While Greece’s current situation is difficult, it also has many positives. Those include a robust shipping industry and a prosperous tourism industry that benefits from an unsurpassed historical heritage and one of the most beautiful land- and seascapes in the world. When I interviewed Prime Minister Papandreou last October, he spoke about plans to boost the country’s renewable energy industry (especially solar and wind, since Greece has plenty of both) and about its advantageous geographic position as a gateway connecting Europe, Turkey and the Middle East. Papandreou has sharply scaled back Greece’s military spending, which, ridiculously, was the highest in the EU as a percent of GDP (it was even higher, percentage-wise, than that of the United States). And by slashing wages, which had risen almost 50 percent since 2000, led by the public sector, Papandreou hopes to make Greece more competitive (in Germany wages are up less than 10 percent over the same period). Greece is also blessed with exemplary physical infrastructure in its roads, ports and mass transportation (a good chunk of which was paid for by EU development funds), and the Greek people have a deep resilience. As one Greek colleague told me, “Something about Greece still works.”

At the end of this tumultuous process, the hope is that Greece will end up with a smaller and more manageable public sector that is less tied to political patronage, and will also have a broader, more reliable tax base and a more competitive private sector.
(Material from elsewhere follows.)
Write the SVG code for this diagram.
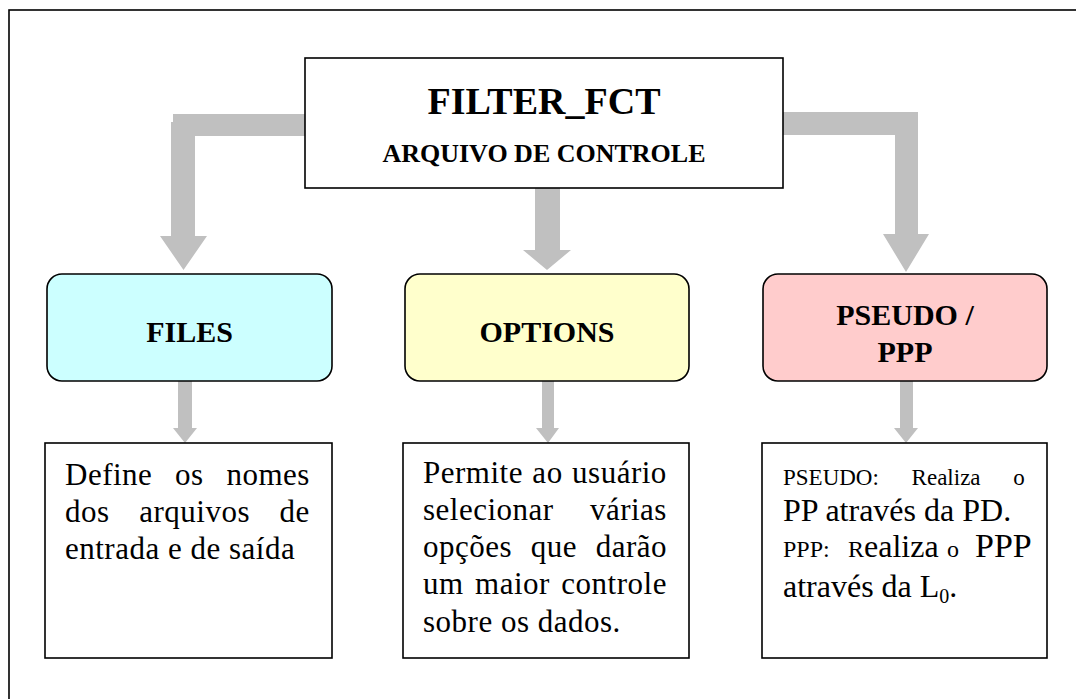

Without determined pressure from its fellow Europeans, Greece never would have undertaken these measures.

The post–economic collapse world is less forgiving than its predecessor, and the bar for successful economic development has been raised. Greece is better off inside Europe than outside it. The European Union is the largest trading bloc in the world, with more Fortune 500 companies than the United States and China. But the price of admission to this European club has just gone up.